Il y aurait dans nos sociétés des espérances sociales qui pousseraient les femmes à entrer dans le moule d’un idéal féminin respectant des comportements convenables qui leur sont imposés en matière de féminité et de sexualité. Dans cette perspective, grand nombre d’enquêtes dévoilent que certaines victimes subissent des réactions négatives à leurs égards lorsqu’elles dévient des normes socialement attendues. Ces normes s’immiscent jusque dans la sphère privée et prescrivent les rôles et attitudes appropriées que les femmes se doivent d’adopter dans l’intimité (Abrams et al., 2003). Envahissant inconsciemment le quotidien, tout écart est vu comme une attitude licencieuse pouvant excuser l’agression.

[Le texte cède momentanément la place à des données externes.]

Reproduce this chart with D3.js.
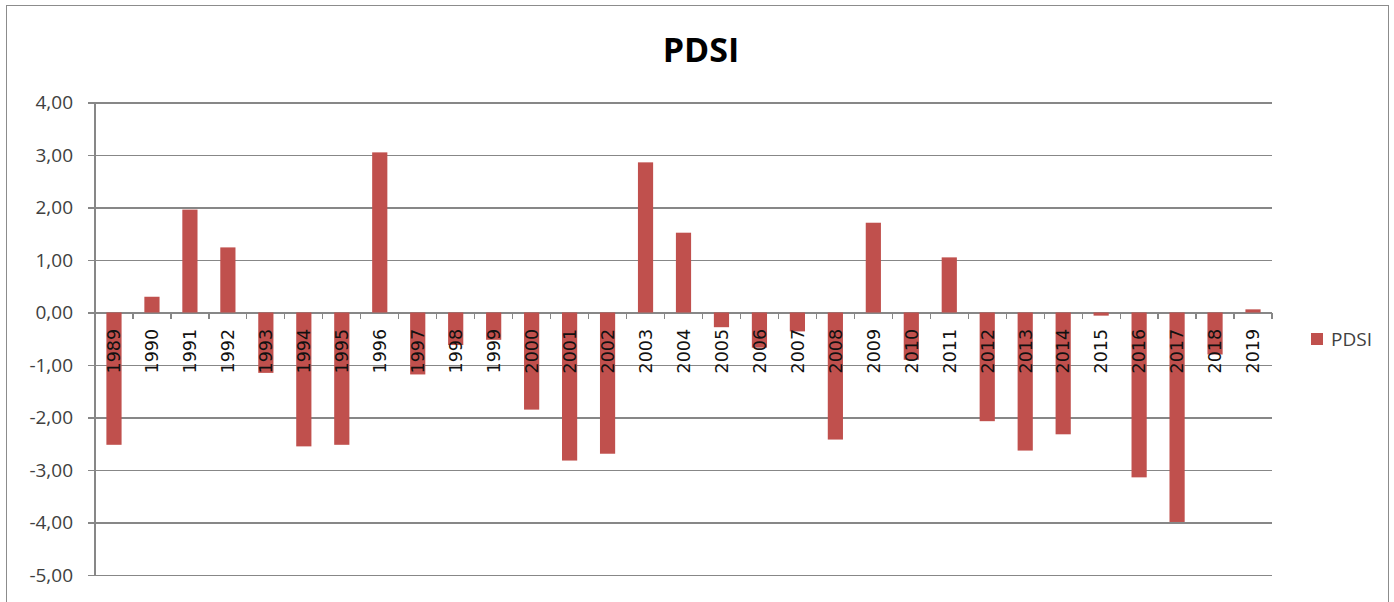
<!DOCTYPE html>
<html>
<head>
<meta charset="utf-8">
<script src="https://cdn.jsdelivr.net/npm/d3@7"></script>
<style>
  html, body { margin: 0; padding: 0; background: #fff; }
  svg { display: block; }
</style>
</head>
<body>
<svg id="chart" width="1394" height="602"></svg>
<script>
// Annual Palmer Drought Severity Index values
const years = ["1989","1990","1991","1992","1993","1994","1995","1996","1997","1998",
  "1999","2000","2001","2002","2003","2004","2005","2006","2007","2008",
  "2009","2010","2011","2012","2013","2014","2015","2016","2017","2018","2019"];
const pdsi = [-2.52, 0.30, 1.96, 1.24, -1.15, -2.55, -2.52, 3.05, -1.18, -0.62,
  -0.52, -1.85, -2.82, -2.69, 2.86, 1.52, -0.28, -0.67, -0.36, -2.42,
  1.71, -0.90, 1.05, -2.07, -2.63, -2.32, -0.06, -3.14, -3.99, -0.80, 0.06];
const yTicks = [4, 3, 2, 1, 0, -1, -2, -3, -4, -5];
const seriesName = "PDSI";

const svg = d3.select("#chart");
const barColor = "#C0504D";
const gridColor = "#878787";
const textColor = "#404040";

// outer frame
svg.append("rect")
  .attr("x", 6.5).attr("y", 5.5).attr("width", 1382).attr("height", 600)
  .attr("fill", "#fff").attr("stroke", "#8c8c8c").attr("stroke-width", 1);

const plotLeft = 95, plotRight = 1272;
const y = d3.scaleLinear().domain([-5, 4]).range([575, 102.5]);
const x = d3.scaleBand().domain(years).range([plotLeft, plotRight]).paddingInner(0.6).paddingOuter(0.3);

// horizontal gridlines with value labels
const yAxis = d3.axisLeft(y)
  .tickValues(yTicks)
  .tickSize(-(plotRight - plotLeft))
  .tickSizeOuter(0)
  .tickPadding(22)
  .tickFormat(d => d3.format(".2f")(d).replace(".", ",").replace("−", "-"));

const gy = svg.append("g").attr("transform", `translate(${plotLeft},0)`).call(yAxis);
gy.select(".domain").remove();
gy.selectAll(".tick line")
  .attr("x1", -7)
  .attr("stroke", gridColor).attr("stroke-width", 1.2)
  .attr("shape-rendering", "crispEdges");
gy.selectAll(".tick text")
  .attr("fill", textColor)
  .style("font-family", "'Open Sans', sans-serif")
  .style("font-size", "19px");

// vertical axis line
svg.append("line")
  .attr("x1", plotLeft).attr("x2", plotLeft)
  .attr("y1", y(4)).attr("y2", y(-5))
  .attr("stroke", gridColor).attr("stroke-width", 1.2)
  .attr("shape-rendering", "crispEdges");

// bars
svg.append("g").selectAll("rect")
  .data(years.map((yr, i) => ({ yr, v: pdsi[i] })))
  .join("rect")
  .attr("x", d => x(d.yr))
  .attr("width", x.bandwidth())
  .attr("y", d => y(Math.max(0, d.v)))
  .attr("height", d => Math.abs(y(d.v) - y(0)))
  .attr("fill", barColor);

// category axis along zero line
const boundaries = d3.range(years.length + 1).map(i => plotLeft + i * (plotRight - plotLeft) / years.length);
svg.append("g").selectAll("line")
  .data(boundaries)
  .join("line")
  .attr("x1", d => d).attr("x2", d => d)
  .attr("y1", y(0)).attr("y2", y(0) + 6)
  .attr("stroke", gridColor).attr("stroke-width", 1.2)
  .attr("shape-rendering", "crispEdges");

// year labels, rotated
svg.append("g").selectAll("text")
  .data(years)
  .join("text")
  .attr("transform", d => `translate(${x(d) + x.bandwidth() / 2},${y(0) + 61}) rotate(-90)`)
  .attr("text-anchor", "start")
  .attr("dy", "0.36em")
  .attr("fill", "#111")
  .style("font-family", "'DejaVu Sans', sans-serif")
  .style("font-size", "17.5px")
  .text(d => d);

// title
svg.append("text")
  .attr("x", 701).attr("y", 62)
  .attr("text-anchor", "middle")
  .attr("fill", "#000")
  .style("font-family", "'Open Sans', sans-serif")
  .style("font-weight", "bold")
  .style("font-size", "34px")
  .text(seriesName);

// legend
const lg = svg.append("g").attr("transform", "translate(1311,333)");
lg.append("rect").attr("width", 12).attr("height", 12).attr("fill", barColor);
lg.append("text")
  .attr("x", 20).attr("y", 6).attr("dy", "0.36em")
  .attr("fill", textColor)
  .style("font-family", "'Open Sans', sans-serif")
  .style("font-size", "19px")
  .text(seriesName);
</script>
</body>
</html>
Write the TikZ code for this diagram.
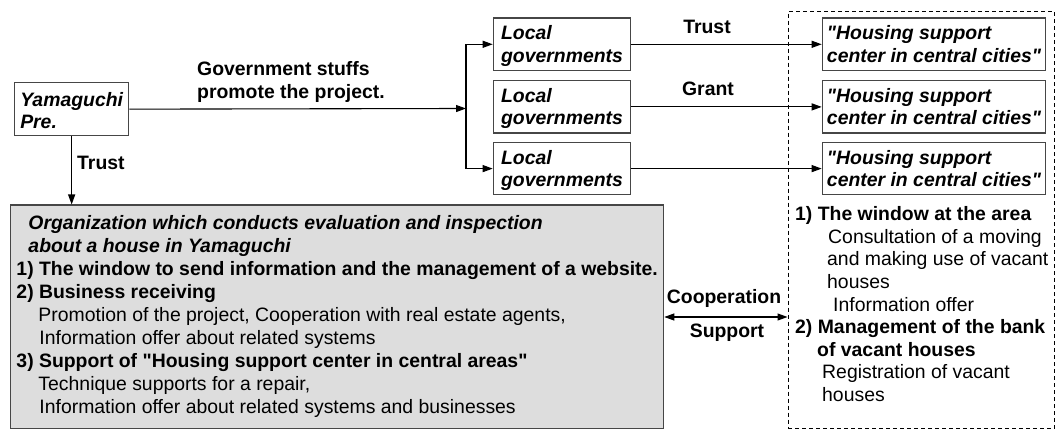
\documentclass[tikz,border=0pt]{standalone}
\usepackage{fontspec}
\setmainfont{Liberation Sans}
\usetikzlibrary{arrows.meta}
\definecolor{boxgray}{RGB}{221,221,221}
\definecolor{edgegray}{RGB}{70,70,70}
\font\qbi="Liberation Sans/BI" at 19.4pt
\font\qb="Liberation Sans/B" at 19.4pt
\newcommand\dqbi{{\qbi\char34}}
\newcommand\dqb{{\qb\char34}}
\newcommand\mystrut{\rule[-3.5pt]{0pt}{17.5pt}}
\begin{document}
\begin{tikzpicture}[x=1pt,y=-1pt,
  font=\fontsize{19.4}{23}\selectfont,
  box/.style={draw=edgegray, line width=1.3pt, align=left, inner sep=0pt,
    anchor=north west, font=\fontsize{19.4}{22.3}\selectfont\bfseries\itshape,
    text depth=4pt},
  lgbox/.style={box, text height=40pt},
  graybox/.style={draw=edgegray, line width=1.3pt, fill=boxgray, align=left,
    inner xsep=3pt, inner ysep=0pt, anchor=north west,
    font=\fontsize{19.4}{23}\selectfont, text height=198pt, text depth=4pt},
  zonebox/.style={draw=black, line width=1pt, dash pattern=on 4pt off 3pt,
    anchor=north west, inner sep=0pt},
  lbl/.style={inner sep=0pt, font=\fontsize{19.4}{23}\selectfont\bfseries},
  conn/.style={line width=1.1pt, draw=black},
  arr/.style={conn, -{Triangle[length=10pt,width=7pt]}},
  barr/.style={conn, {Triangle[length=10pt,width=7pt]}-{Triangle[length=10pt,width=7pt]}}
]
\useasboundingbox (0,0) rectangle (1056,430);

% dashed zone
\node[zonebox, minimum width=266pt, minimum height=417.5pt] (zone) at (787.5,10.7) {};

% left box
\node[box, text height=43.6pt, minimum width=114pt, minimum height=53pt] (yam) at (14,82) {Yamaguchi\\Pre.};

% local governments
\node[lgbox, minimum width=137.3pt, minimum height=52.7pt] (lg1) at (492.7,17.3) {Local\\governments};
\node[lgbox, minimum width=137.3pt, minimum height=52.5pt] (lg2) at (492.7,80) {Local\\governments};
\node[lgbox, minimum width=137.3pt, minimum height=52.5pt] (lg3) at (492.7,141.7) {Local\\governments};

% housing support centers
\node[lgbox, minimum width=223.3pt, minimum height=52.7pt] (hs1) at (821.7,17.3) {\dqbi Housing support\\center in central cities\dqbi};
\node[lgbox, minimum width=223.3pt, minimum height=52.5pt] (hs2) at (821.7,80) {\dqbi Housing support\\center in central cities\dqbi};
\node[lgbox, minimum width=223.3pt, minimum height=52.5pt] (hs3) at (821.7,141.7) {\dqbi Housing support\\center in central cities\dqbi};

% organization box
\node[graybox, minimum width=653pt, minimum height=223.5pt] (org) at (10,204.5) {%
{\bfseries\itshape\hspace*{12pt}Organization which conducts evaluation and inspection}\\
{\bfseries\itshape\hspace*{12pt}about a house in Yamaguchi}\\
\textbf{1) The window to send information and the management of a website.}\\
\textbf{2) Business receiving}\\
\hspace*{22pt}Promotion of the project, Cooperation with real estate agents,\\
\hspace*{23pt}Information offer about related systems\\
\textbf{3) Support of \dqb Housing support center in central areas\dqb}\\
\hspace*{22pt}Technique supports for a repair,\\
\hspace*{23pt}Information offer about related systems and businesses};

% zone text
\node[anchor=north west, inner sep=0pt, align=left, font=\fontsize{19.4}{22.6}\selectfont] (zonetext) at (795,206.5) {%
\mystrut\textbf{1) The window at the area}\\
\hspace*{33pt}Consultation of a moving\\
\hspace*{32pt}and making use of vacant\\
\hspace*{32pt}houses\\
\hspace*{38pt}Information offer\\
\textbf{2) Management of the bank}\\
\hspace*{22pt}\textbf{of vacant houses}\\
\hspace*{27pt}Registration of vacant\\
\hspace*{27pt}houses};

% labels
\node[lbl, anchor=north west, align=left] (govl) at (197,61) {\mystrut Government stuffs\\promote the project.};
\node[lbl, anchor=west] (trustl) at (77,163) {Trust};
\node[lbl] (trustr) at (707,27) {Trust};
\node[lbl] (grantl) at (708,89) {Grant};
\node[lbl] (coopl) at (724,298) {Cooperation};
\node[lbl] (suppl) at (727,333) {Support};

% connectors
\coordinate (split) at (466,108.5);
\coordinate (coop) at (725,317);
\draw[arr] (yam.east) -- (split);
\draw[conn] (split |- lg1.west) -- (split |- lg3.west);
\draw[arr] (split |- lg1.west) -- (lg1.west);
\draw[arr] (split |- lg3.west) -- (lg3.west);
\draw[arr] (lg1.east) -- (hs1.west);
\draw[arr] (lg2.east) -- (hs2.west);
\draw[arr] (lg3.east) -- (hs3.west);
\draw[arr] (yam.south) -- (yam.south |- org.north);
\draw[barr] (org.east |- coop) -- (zone.west |- coop);
\end{tikzpicture}
\end{document}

A cet égard, le phénomène prostitutionnel est particulièrement marqué par cette logique. Les femmes prostituées représentent sûrement une des figures les plus emblématiques de non-conformité concernant le rôle féminin espéré. Les travailleuses du sexe sont conséquemment plus sensibles à cette forme de responsabilisation. La société légitime la violence dirigée vers ces femmes qui transgressent les comportements restrictifs qu’elles étaient pourtant tenues de suivre (Sarlet & Dardenne, 2012).

L’apparition incessante d’actes sexuels coercitifs au sein du milieu prostitutionnel suggère que cet environnement encourage, d’une certaine manière, une culture dans laquelle le viol est banalisé, justifié, voire accepté. Depuis des siècles, les travailleuses du sexe incarnent une image de vulnérabilité en termes de risque de violences sexuelles mais très peu d’entre elles parviennent à se hisser au bout de la procédure judiciaire lorsqu’elles sont victimes de tels faits. Dans leurs cas, l’aboutissement effectif de poursuites pénales s’apparente plutôt à une loterie qu’à un droit garanti (Jordan, 2004). Ces dernières années, les chercheurs déclament que, dès le début du traitement du dossier, ces plaignantes d’agression sexuelle ne sont pas reconnues en tant que victimes.

Pour une relation sexuelle non-consentie, la victime est dans un premier temps considérée comme idéale en raison de sa vulnérabilité et de la protection qu’elle nécessite. Une fois que son activité est appréhendée, elle perd ensuite son innocence et la compassion qu’une victime occasionne normalement. Cela signifie que la femme prostituée victime d’agression sexuelle endosse une double étiquette puisqu’elle n’est plus simplement victime mais devient également coupable de sa situation (Jakšić, 2008). Selon Jacksic, « le citoyen, le policier, le juge, la Loi, le député participent chacun à leur mesure à cette production d’absence de victime » résultant du processus de victimisation secondaire (2008, p.129). Représentant le premier maillon de la chaine pénale, la police attire particulièrement l’attention quant au rôle que jouent les représentations sexistes dans les opérations filtrant les poursuites pénales. Pour la victime, la police constitue le seul moyen de réclamer justice puisqu’elle représente une étape décisive et indispensable pour atteindre le système judiciaire. Par conséquent, il parait intéressant de comprendre par quel mécanisme les préjugés et stéréotypes genrés « influencent la façon de rendre et d’administrer la justice » (Garcet, 2017, p.59).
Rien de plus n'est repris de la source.